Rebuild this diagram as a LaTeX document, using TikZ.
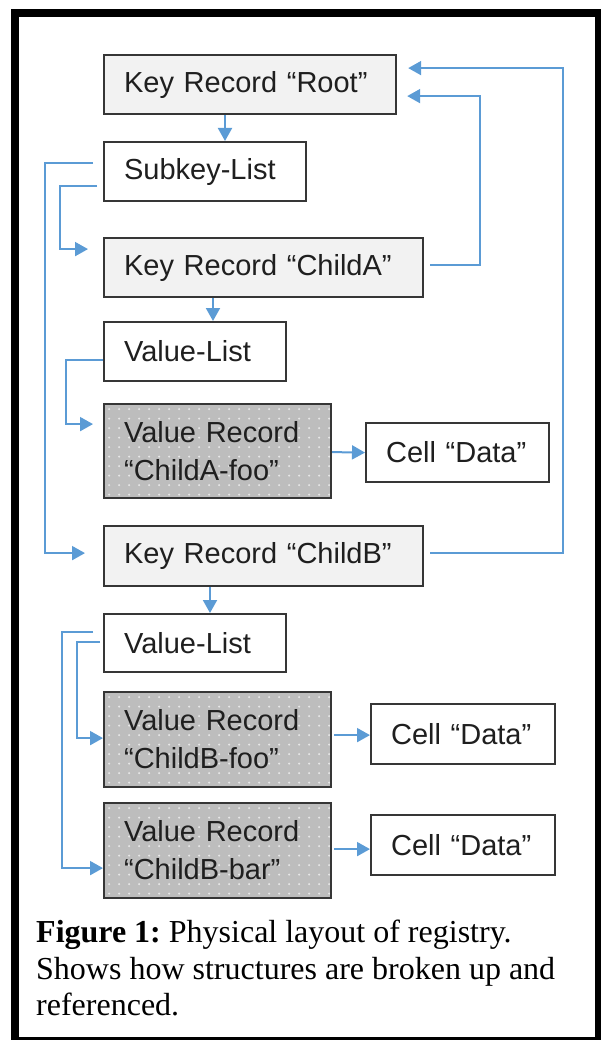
\documentclass[tikz,border=0pt]{standalone}
\usepackage{fontspec}
\setmainfont{Liberation Serif}
\newfontfamily\arialf{Liberation Sans}
\usetikzlibrary{arrows.meta,calc}
\definecolor{conn}{HTML}{5B9BD5}
\definecolor{keyfill}{HTML}{F2F2F2}
\definecolor{vrfill}{HTML}{BDBDBD}
\definecolor{dotc}{HTML}{E6E6E6}
\definecolor{edge}{HTML}{363636}
\tikzset{
  box/.style={draw=edge, line width=2.2pt, inner ysep=0pt, inner xsep=20pt, anchor=north west,
    align=left, font=\arialf\fontsize{29}{38}\selectfont, text=black!88},
  keybox/.style={box, fill=keyfill},
  plainbox/.style={box, fill=white},
  vrbox/.style={box, fill=vrfill, path picture={
    \foreach \i in {0,...,23}{\foreach \j in {0,...,10}{
      \fill[dotc] ([shift={(5+10*\i,5+9.5*\j)}]path picture bounding box.north west) circle (1.2);}}}},
  conn/.style={draw=conn, line width=2pt, -{Triangle[length=13pt,width=14pt]}},
}
\begin{document}
\begin{tikzpicture}[x=1pt,y=-1pt]
\useasboundingbox (0,0) rectangle (601,1040);
% frame
\draw[line width=8pt] (15,13) rectangle (599,1041);
% boxes
\node[keybox, text width=252pt, minimum height=59pt] (root) at (103,54) {Key Record “Root”};
\node[plainbox, text width=162pt, minimum height=59pt] (sub) at (103,141) {Subkey-List};
\node[keybox, text width=279pt, minimum height=59pt] (childA) at (103,237) {Key Record “ChildA”};
\node[plainbox, text width=142pt, minimum height=59pt] (vlA) at (103,321) {Value-List};
\node[vrbox, text width=187pt, minimum height=94pt] (vrA) at (103,403) {Value Record\\“ChildA-foo”};
\node[plainbox, text width=143pt, minimum height=59pt] (cellA) at (365,422) {Cell “Data”};
\node[keybox, text width=279pt, minimum height=60pt] (childB) at (103,525) {Key Record “ChildB”};
\node[plainbox, text width=142pt, minimum height=58pt] (vlB) at (103,613) {Value-List};
\node[vrbox, text width=187pt, minimum height=95pt] (vrB1) at (103,691) {Value Record\\“ChildB-foo”};
\node[plainbox, text width=144pt, minimum height=60pt] (cellB1) at (370,703) {Cell “Data”};
\node[vrbox, text width=187pt, minimum height=95pt] (vrB2) at (103,802) {Value Record\\“ChildB-bar”};
\node[plainbox, text width=144pt, minimum height=60pt] (cellB2) at (370,814) {Cell “Data”};
% connectors
\draw[conn] (225,0 |- root.south) -- (225,0 |- sub.north);
\draw[conn] ([xshift=-10pt,yshift=8.5pt]sub.west) -| ([xshift=-58pt,yshift=3pt]childB.west) -- ([xshift=-18pt,yshift=3pt]childB.west);
\draw[conn] ([xshift=-6pt,yshift=-14.5pt]sub.west) -| ([xshift=-43pt,yshift=18.5pt]childA.west) -- ([xshift=-15pt,yshift=18.5pt]childA.west);
\draw[conn] ([xshift=6pt,yshift=2.5pt]childA.east) -| ([xshift=83pt,yshift=-11.5pt]root.east) -- ([xshift=10pt,yshift=-11.5pt]root.east);
\draw[conn] ([xshift=6pt,yshift=3pt]childB.east) -| ([xshift=166pt,yshift=16.5pt]root.east) -- ([xshift=11pt,yshift=16.5pt]root.east);
\draw[conn] (213,0 |- childA.south) -- (213,0 |- vlA.north);
\draw[conn] ([yshift=-8.5pt]vlA.west) -| ([xshift=-37pt,yshift=27pt]vrA.west) -- ([xshift=-10pt,yshift=27pt]vrA.west);
\draw[conn] ([yshift=-1pt]vrA.east) -- ([yshift=0pt]cellA.west);
\draw[conn] (210,0 |- childB.south) -- (210,0 |- vlB.north);
\draw[conn] ([xshift=-10pt,yshift=11pt]vlB.west) -| ([xshift=-41pt,yshift=-17.5pt]vrB2.west) -- ([yshift=-17.5pt]vrB2.west);
\draw[conn] ([xshift=-3pt,yshift=1pt]vlB.west) -| ([xshift=-26pt,yshift=1.5pt]vrB1.west) -- ([yshift=1.5pt]vrB1.west);
\draw[conn] ([xshift=2pt,yshift=4.5pt]vrB1.east) -- ([yshift=-1pt]cellB1.west);
\draw[conn] ([xshift=2pt,yshift=1.5pt]vrB2.east) -- ([yshift=-4pt]cellB2.west);
% caption
\node[anchor=north west, inner sep=0pt, align=left, font=\frenchspacing\fontsize{32}{36.5}\selectfont] (cap) at (36,920)
  {\textbf{Figure 1:} Physical layout of registry.\\Shows how structures are broken up and\\referenced.};
\end{tikzpicture}
\end{document}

=-=-=

EXERCISE PROMPT:
Pictures are to be left out; repeat all the remaining data exactly.

FINISHED ANSWER:
Rebuild this diagram as a LaTeX document, using TikZ.
\documentclass[tikz,border=0pt]{standalone}
\usepackage{fontspec}
\setmainfont{Liberation Serif}
\newfontfamily\arialf{Liberation Sans}
\usetikzlibrary{arrows.meta,calc}
\definecolor{conn}{HTML}{5B9BD5}
\definecolor{keyfill}{HTML}{F2F2F2}
\definecolor{vrfill}{HTML}{BDBDBD}
\definecolor{dotc}{HTML}{E6E6E6}
\definecolor{edge}{HTML}{363636}
\tikzset{
  box/.style={draw=edge, line width=2.2pt, inner ysep=0pt, inner xsep=20pt, anchor=north west,
    align=left, font=\arialf\fontsize{29}{38}\selectfont, text=black!88},
  keybox/.style={box, fill=keyfill},
  plainbox/.style={box, fill=white},
  vrbox/.style={box, fill=vrfill, path picture={
    \foreach \i in {0,...,23}{\foreach \j in {0,...,10}{
      \fill[dotc] ([shift={(5+10*\i,5+9.5*\j)}]path picture bounding box.north west) circle (1.2);}}}},
  conn/.style={draw=conn, line width=2pt, -{Triangle[length=13pt,width=14pt]}},
}
\begin{document}
\begin{tikzpicture}[x=1pt,y=-1pt]
\useasboundingbox (0,0) rectangle (601,1040);
% frame
\draw[line width=8pt] (15,13) rectangle (599,1041);
% boxes
\node[keybox, text width=252pt, minimum height=59pt] (root) at (103,54) {Key Record “Root”};
\node[plainbox, text width=162pt, minimum height=59pt] (sub) at (103,141) {Subkey-List};
\node[keybox, text width=279pt, minimum height=59pt] (childA) at (103,237) {Key Record “ChildA”};
\node[plainbox, text width=142pt, minimum height=59pt] (vlA) at (103,321) {Value-List};
\node[vrbox, text width=187pt, minimum height=94pt] (vrA) at (103,403) {Value Record\\“ChildA-foo”};
\node[plainbox, text width=143pt, minimum height=59pt] (cellA) at (365,422) {Cell “Data”};
\node[keybox, text width=279pt, minimum height=60pt] (childB) at (103,525) {Key Record “ChildB”};
\node[plainbox, text width=142pt, minimum height=58pt] (vlB) at (103,613) {Value-List};
\node[vrbox, text width=187pt, minimum height=95pt] (vrB1) at (103,691) {Value Record\\“ChildB-foo”};
\node[plainbox, text width=144pt, minimum height=60pt] (cellB1) at (370,703) {Cell “Data”};
\node[vrbox, text width=187pt, minimum height=95pt] (vrB2) at (103,802) {Value Record\\“ChildB-bar”};
\node[plainbox, text width=144pt, minimum height=60pt] (cellB2) at (370,814) {Cell “Data”};
% connectors
\draw[conn] (225,0 |- root.south) -- (225,0 |- sub.north);
\draw[conn] ([xshift=-10pt,yshift=8.5pt]sub.west) -| ([xshift=-58pt,yshift=3pt]childB.west) -- ([xshift=-18pt,yshift=3pt]childB.west);
\draw[conn] ([xshift=-6pt,yshift=-14.5pt]sub.west) -| ([xshift=-43pt,yshift=18.5pt]childA.west) -- ([xshift=-15pt,yshift=18.5pt]childA.west);
\draw[conn] ([xshift=6pt,yshift=2.5pt]childA.east) -| ([xshift=83pt,yshift=-11.5pt]root.east) -- ([xshift=10pt,yshift=-11.5pt]root.east);
\draw[conn] ([xshift=6pt,yshift=3pt]childB.east) -| ([xshift=166pt,yshift=16.5pt]root.east) -- ([xshift=11pt,yshift=16.5pt]root.east);
\draw[conn] (213,0 |- childA.south) -- (213,0 |- vlA.north);
\draw[conn] ([yshift=-8.5pt]vlA.west) -| ([xshift=-37pt,yshift=27pt]vrA.west) -- ([xshift=-10pt,yshift=27pt]vrA.west);
\draw[conn] ([yshift=-1pt]vrA.east) -- ([yshift=0pt]cellA.west);
\draw[conn] (210,0 |- childB.south) -- (210,0 |- vlB.north);
\draw[conn] ([xshift=-10pt,yshift=11pt]vlB.west) -| ([xshift=-41pt,yshift=-17.5pt]vrB2.west) -- ([yshift=-17.5pt]vrB2.west);
\draw[conn] ([xshift=-3pt,yshift=1pt]vlB.west) -| ([xshift=-26pt,yshift=1.5pt]vrB1.west) -- ([yshift=1.5pt]vrB1.west);
\draw[conn] ([xshift=2pt,yshift=4.5pt]vrB1.east) -- ([yshift=-1pt]cellB1.west);
\draw[conn] ([xshift=2pt,yshift=1.5pt]vrB2.east) -- ([yshift=-4pt]cellB2.west);
% caption
\node[anchor=north west, inner sep=0pt, align=left, font=\frenchspacing\fontsize{32}{36.5}\selectfont] (cap) at (36,920)
  {\textbf{Figure 1:} Physical layout of registry.\\Shows how structures are broken up and\\referenced.};
\end{tikzpicture}
\end{document}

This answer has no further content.